Like many Black women in the ’50s and ’60s with only a high school diploma, the only work Beckton could find was in housekeeping and work at the former Morrison’s Cafeteria, which she welcomed and did proudly.
Those initial jobs would lead to a job as a cafeteria worker at Campbell Junior High for 20 years where she became very popular with the students.
Started prison ministry
While working for Volusia County Schools, she had another job working for NASCAR and was responsible for cleaning the offices of Bill France, Sr., his son, Bill Jr., and his wife, Betty Jane, in addition to the offices of other VIPs.
She also maintained housekeeping jobs at a number of private homes, including the Frances and the home of Dr. and Mrs. Gilbert Martin.
Beckton’s philosophy is “It’s not what (money) you make but how well you manage it.”
She never forgot where she came from because so many people helped her along. She vowed to do the same.
Her philanthropic endeavors include a prison ministry she began about 30 years ago after learning some of her friends and family members had incarcerated loved ones they could not afford to support while they were locked up.
Still helping inmates
Beckton began setting aside money to mail to these loved ones who were incarcerated in addition to keeping up a correspondence with them.
At one point she was mailing out money to as many as six inmates a month. When she first started 30 years ago, she would send them $5 a month. Currently, she has two inmates she supports sending them $25 a month.
One inmate she supported for 30 years until he was released. He and his family have expressed gratitude to her for the decades of support.
Started own Meals on Wheels
Beckton also prides herself on her cooking and is well known in the community for the different salads she makes – from potato salad, macaroni salad, garden salad and a creation of her own called “Heavenly Hash,” which is a fruit salad with other ingredients.

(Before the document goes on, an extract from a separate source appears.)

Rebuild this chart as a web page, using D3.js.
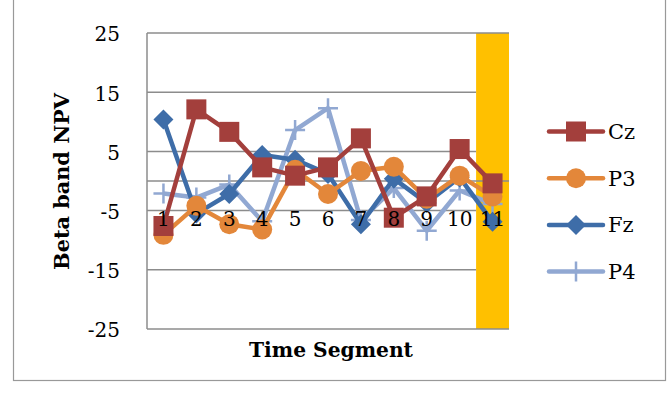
<!DOCTYPE html>
<html><head><meta charset="utf-8">
<script src="https://cdn.jsdelivr.net/npm/d3@7"></script>
<style>body{margin:0;background:#fff}svg{display:block}</style>
</head><body>
<script>
const categories = ["1","2","3","4","5","6","7","8","9","10","11"];
const cz = [-7.6, 12.1, 8.3, 2.3, 0.9, 2.3, 7.2, -6.2, -2.6, 5.4, -0.4];
const p3 = [-9.1, -4.2, -7.3, -8.2, 1.9, -2.2, 1.7, 2.4, -3.0, 0.9, -2.6];
const fz = [10.4, -5.5, -2.2, 4.4, 3.6, 1.2, -7.3, 0.4, -3.7, 0.6, -6.9];
const p4 = [-2.1, -2.8, -0.6, -6.8, 8.6, 12.3, -6.6, -1.2, -8.4, -1.6, -3.9];
const highlight = ["11"];
const yTicks = [25, 15, 5, -5, -15, -25];
const seriesNames = ["Cz", "P3", "Fz", "P4"];

const W = 670, H = 399;
const font = "'DejaVu Serif', serif";
const svg = d3.select("body").append("svg").attr("width", W).attr("height", H);

// outer chart border
svg.append("rect").attr("x", 13.5).attr("y", -5).attr("width", 652).attr("height", 385.5)
  .attr("fill", "#fff").attr("stroke", "#999").attr("stroke-width", 1.2);

const L = 147, R = 509, T = 33, B = 329;
const x = d3.scaleBand().domain(categories).range([L, R]).padding(0);
const y = d3.scaleLinear().domain([-25, 25]).range([B, T]);

// highlighted column
svg.selectAll("rect.hl").data(highlight).join("rect")
  .attr("x", d => x(d)).attr("width", x.bandwidth())
  .attr("y", y(25)).attr("height", y(-25) - y(25)).attr("fill", "#FFC000");

// gridlines
const grid = svg.append("g");
grid.selectAll("line").data(yTicks).join("line")
  .attr("x1", L).attr("x2", d => (d === 25 || d === -25) ? R : x(highlight[0]))
  .attr("y1", d => y(d)).attr("y2", d => y(d))
  .attr("stroke", "#8c8c8c").attr("stroke-width", 1.5);
// axis line at zero
svg.append("line").attr("x1", L).attr("x2", R).attr("y1", y(0)).attr("y2", y(0))
  .attr("stroke", "#8c8c8c").attr("stroke-width", 1.5);
// left axis line
svg.append("line").attr("x1", L).attr("x2", L).attr("y1", T).attr("y2", B)
  .attr("stroke", "#8c8c8c").attr("stroke-width", 1.5);

// y axis labels
const yAxis = d3.axisLeft(y).tickValues(yTicks).tickFormat(d => String(d)).tickSize(0).tickPadding(0);
const gy = svg.append("g").attr("transform", `translate(120,1.5)`).call(yAxis);
gy.select(".domain").remove();
gy.selectAll("text").attr("font-family", font).attr("font-size", 20).attr("fill", "#000");

const colors = {Cz: "#A33F3C", P3: "#E3873A", Fz: "#3E6DA8", P4: "#91A8D2"};
const data = {Cz: cz, P3: p3, Fz: fz, P4: p4};
const cx = c => x(c) + x.bandwidth() / 2;

function marker(g, name, px, py) {
  const c = colors[name];
  if (name === "Cz") g.append("rect").attr("x", px - 10).attr("y", py - 10).attr("width", 20).attr("height", 20).attr("fill", c);
  else if (name === "P3") g.append("circle").attr("cx", px).attr("cy", py).attr("r", 10).attr("fill", c);
  else if (name === "Fz") g.append("path").attr("d", `M${px},${py-10}L${px+10},${py}L${px},${py+10}L${px-10},${py}Z`).attr("fill", c);
  else g.append("path").attr("d", `M${px-10},${py}H${px+10}M${px},${py-10}V${py+10}`).attr("stroke", c).attr("stroke-width", 2.5);
}

const line = d3.line().x((d, i) => cx(categories[i])).y(d => y(d));
["P4", "Fz", "P3", "Cz"].forEach(name => {
  const g = svg.append("g");
  g.append("path").attr("d", line(data[name])).attr("fill", "none")
    .attr("stroke", colors[name]).attr("stroke-width", 4.5).attr("stroke-linejoin", "round");
  data[name].forEach((v, i) => marker(g, name, cx(categories[i]), y(v)));
});

// category labels
const xAxis = d3.axisBottom(x).tickSize(0).tickPadding(0);
const gx = svg.append("g").attr("transform", `translate(0,${y(0) + 45})`).call(xAxis);
gx.select(".domain").remove();
gx.selectAll("text").attr("font-family", font).attr("font-size", 20).attr("fill", "#000").attr("dy", 0);

function fit(sel, target) {
  const w = sel.node().getComputedTextLength();
  const fs = parseFloat(sel.attr("font-size"));
  sel.attr("font-size", fs * target / w);
}
// axis titles
const xt = svg.append("text").attr("x", 331).attr("y", 357).attr("text-anchor", "middle")
  .attr("font-family", font).attr("font-weight", "bold").attr("font-size", 18).text("Time Segment");
fit(xt, 164);
const yt = svg.append("text").attr("transform", "translate(69,181.5) rotate(-90)").attr("text-anchor", "middle")
  .attr("font-family", font).attr("font-weight", "bold").attr("font-size", 18).text("Beta band NPV");
fit(yt, 177);

// legend
const leg = svg.append("g");
seriesNames.forEach((name, i) => {
  const ly = 131.5 + i * 46.7;
  const g = leg.append("g");
  g.append("line").attr("x1", 549).attr("x2", 603).attr("y1", ly).attr("y2", ly)
    .attr("stroke", colors[name]).attr("stroke-width", 4.5).attr("stroke-linecap", "round");
  marker(g, name, 576, ly);
  g.append("text").attr("x", 608).attr("y", ly + 7.5).attr("font-family", font).attr("font-size", 21).text(name);
});
</script>
</body></html>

She started a Meals on Wheels program of her own and started taking hot meals to the elderly and homebound as well as taking food to family members who were having trouble making ends meet.
Beckton does this in addition to visiting nursing homes taking literature, fruit and giving the seniors she has “adopted’’ what she calls a “goody bag.’’
She is a faithful Member of Mt. Calvary Seventh Day Adventist Church and no matter what – she believes in tithing every paycheck.
At 80, she still works full time for NASCAR and plans to do so as long as she is able. She says working gives her purpose and allows her to continue making a difference in others’ lives.
Other Hometown Heroes
Along with Beckton, other Hometown Heroes who will be recognized during the June 13 banquet at the Midtown Cultural and Education Center and at a Juneteenth Festival on June 15 at Cypress Street Park include: Duane Fernandez, Charlie Lydecker, Launa Taylor, Dr. Alma Dixon, Korynne Lamitriz Burgess-Turner, Charles Bethune, Suzanne Grubbs, Isabel Berber, Maureen Taylor, Ronnie Williams, Chris Daun, Perman Shepard, Joanne Foster, Ivette Delgado, Tim Huth, Rafael Ramirez, Dixie Morgese, Christine Davis and Cheryl Coxwell.
On June 19, 1865, Union soldiers arrived in Galveston, Texas, and announced the end of the Civil War. This was two and a half years after slaves had been freed by the Emancipation Proclamation, which was signed by President Abraham Lincoln on Sept. 22, 1862.
Daytona Beach is one of many communities across the country that celebrates Juneteenth, which marks the time Texas slaves learned they were free.